Tenbin-kozo

Tenbin-kozo

tenbin-kozo

Also known as: Scale Boy、Balance Beam Child

A mysterious child-like yokai carrying a tenbin (shoulder pole with balanced loads) who appears on roads and paths. The tenbin-kozo is an Edo period road spirit associated with travelers and merchants, whose encounter may bring good or ill fortune.

Era
Edo Period
Region
Nationwide
Type
Road Yokai

Overview

The tenbin-kozo is a supernatural child encountered on roads and travel routes, carrying a tenbin — the traditional Japanese shoulder pole used by merchants and peddlers to balance loads on each end. The word "kozo" means "boy" or "young monk," and the creature takes the form of a small child dressed in the manner of a traveling merchant's assistant, complete with the distinctive pole balanced across the shoulders. The tenbin-kozo appears in Edo period accounts of road spirits and is associated with the commercial culture of traveling merchants that was central to Edo-era economic life.

Appearance and Behavior

The tenbin-kozo appears as a child of indeterminate age, perhaps eight to twelve years old in apparent form, carrying a tenbin pole with balanced bundles, boxes, or baskets hanging from each end.
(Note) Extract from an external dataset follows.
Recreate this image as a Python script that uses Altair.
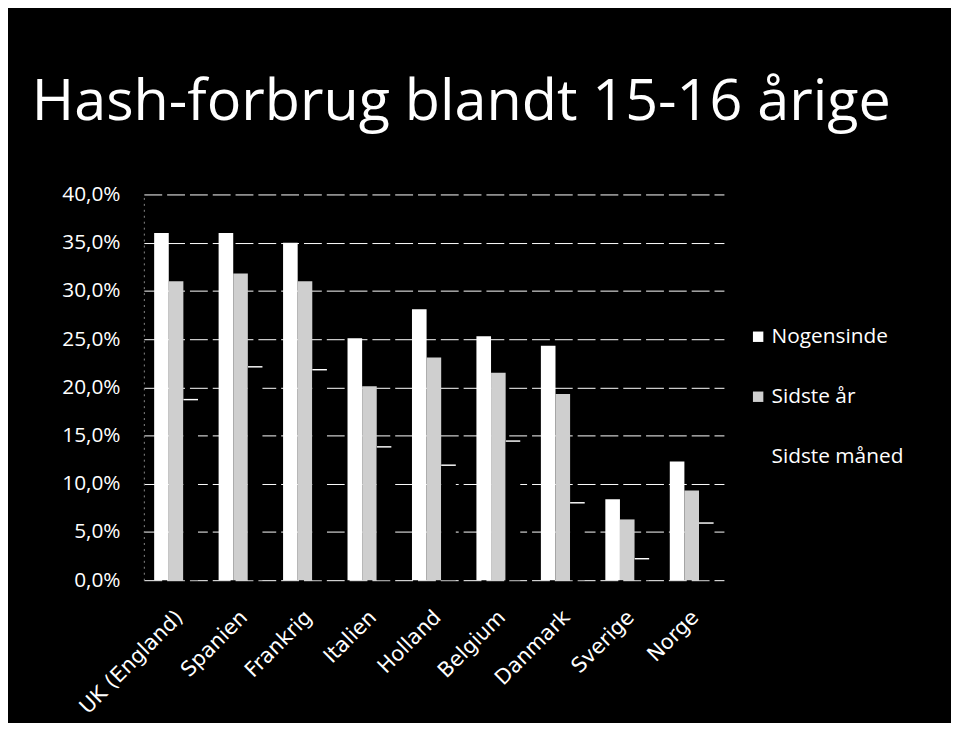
import altair as alt
import pandas as pd

lande = ["UK (England)", "Spanien", "Frankrig", "Italien", "Holland",
         "Belgium", "Danmark", "Sverige", "Norge"]
serier = ["Nogensinde", "Sidste år", "Sidste måned"]
nogensinde = [36.0, 36.0, 35.0, 25.1, 28.1, 25.3, 24.3, 8.4, 12.3]
sidste_aar = [31.0, 31.8, 31.0, 20.1, 23.1, 21.5, 19.3, 6.3, 9.3]
sidste_maaned = [18.8, 22.2, 21.9, 13.9, 12.0, 14.5, 8.1, 2.3, 6.0]
farver = ["#ffffff", "#cfcfcf", "#000000"]
y_ticks = [0, 0.05, 0.10, 0.15, 0.20, 0.25, 0.30, 0.35, 0.40]

rows = []
for i, land in enumerate(lande):
    for s, vals in zip(serier, [nogensinde, sidste_aar, sidste_maaned]):
        rows.append({"Land": land, "Serie": s, "Andel": vals[i] / 100.0})
df = pd.DataFrame(rows)

FONT = "Open Sans"

x_enc = alt.X("Land:N", sort=lande, title=None,
              scale=alt.Scale(paddingInner=0.32, paddingOuter=0.16),
              axis=alt.Axis(labelAngle=-45, labelAlign="right", labelBaseline="middle",
                            labelColor="white", labelFont="DejaVu Sans", labelFontSize=21,
                            ticks=False, domain=False, labelPadding=34, labelOffset=4,
                            grid=False))
xo_enc = alt.XOffset("Serie:N", sort=serier, scale=alt.Scale(domain=serier))
y_enc = alt.Y("Andel:Q", title=None,
              scale=alt.Scale(domain=[0, 0.4], nice=False),
              axis=alt.Axis(values=y_ticks,
                            labelExpr="replace(format(datum.value, '.1%'), '.', ',')",
                            labelColor="white", labelFont=FONT, labelFontSize=21,
                            labelPadding=24, ticks=False,
                            domain=True, domainColor="#888888", domainDash=[2, 4],
                            grid=True, gridColor="white", gridDash=[18, 5],
                            gridWidth=1))

bars = alt.Chart(df).mark_bar().encode(
    x=x_enc,
    xOffset=xo_enc,
    y=y_enc,
    color=alt.Color("Serie:N", sort=serier,
                    scale=alt.Scale(domain=serier, range=farver),
                    legend=alt.Legend(title=None, orient="none", legendX=609, legendY=133,
                                      labelColor="white", labelFont=FONT, labelFontSize=21,
                                      symbolType="square", symbolSize=110,
                                      symbolStrokeWidth=0, rowPadding=38.5,
                                      labelOffset=3)),
)

tops = alt.Chart(df).transform_filter(
    alt.datum.Serie == "Sidste måned"
).transform_calculate(
    Bund="datum.Andel - 0.0015"
).mark_bar(color="white").encode(
    x=alt.X("Land:N", sort=lande),
    xOffset=xo_enc,
    y="Andel:Q",
    y2="Bund:Q",
)

chart = alt.layer(bars, tops).properties(
    width=585, height=389,
    autosize=alt.AutoSizeParams(type="none"),
    padding={"left": 137, "top": 185, "right": 229, "bottom": 141},
    background="black",
    title=alt.TitleParams("Hash-forbrug blandt 15-16 årige", font=FONT, fontSize=58,
                          fontWeight="normal", color="white", anchor="start",
                          dx=-113, offset=6, baseline="alphabetic", frame="group"),
).configure_view(stroke=None)

chart.save("out.html", embed_options={"renderer": "svg", "actions": False})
It walks along roads and paths in the manner of an ordinary traveler's helper, and may not be immediately recognizable as supernatural. What distinguishes it from a real child is typically some uncanny detail — it moves too quietly, it travels alone at odd hours, its feet may not quite touch the ground, or its face, when glimpsed directly, has an ageless quality that does not match the body's childlike form.

In some accounts, encountering a tenbin-kozo who is carrying a balanced load is a good omen for merchants and travelers — balance in the loads symbolizes balance in trade and safe travel. In others, the creature is a trickster who will mislead travelers, steal goods, or cause confusion on roads and at crossroads.

Commercial Culture and Road Spirits

The tenbin-kozo reflects the deep integration of commercial life with folk spiritual belief in the Edo period. Merchants who regularly traveled between cities carried not just goods but prayers, talismans, and beliefs about the supernatural entities that governed safe passage and commercial fortune. Roads were understood as liminal spaces governed by their own spirits, and the tenbin-kozo — a spirit who takes the form of a merchant's helper — represents the projection of commercial anxieties and hopes onto the supernatural world.

The tenbin itself is a significant symbol in Japanese culture: it represents balance, the fair measurement of goods, and the hardships of physical labor. A supernatural being that carries such a pole occupies a space between trickster and guardian, potentially embodying either the fairness of honest commerce or the deceptions of fraudulent trade.

Cultural Significance

The tenbin-kozo is a relatively minor figure in the broader yokai pantheon, but it represents an important principle in Japanese folk belief: that every significant human activity and environment has its corresponding supernatural entities. The roads of Edo Japan were among the most commercially active in the world, and it is fitting that they would generate their own specialized spirit population, including a supernatural merchant's boy who watches over — or preys upon — those who travel for trade.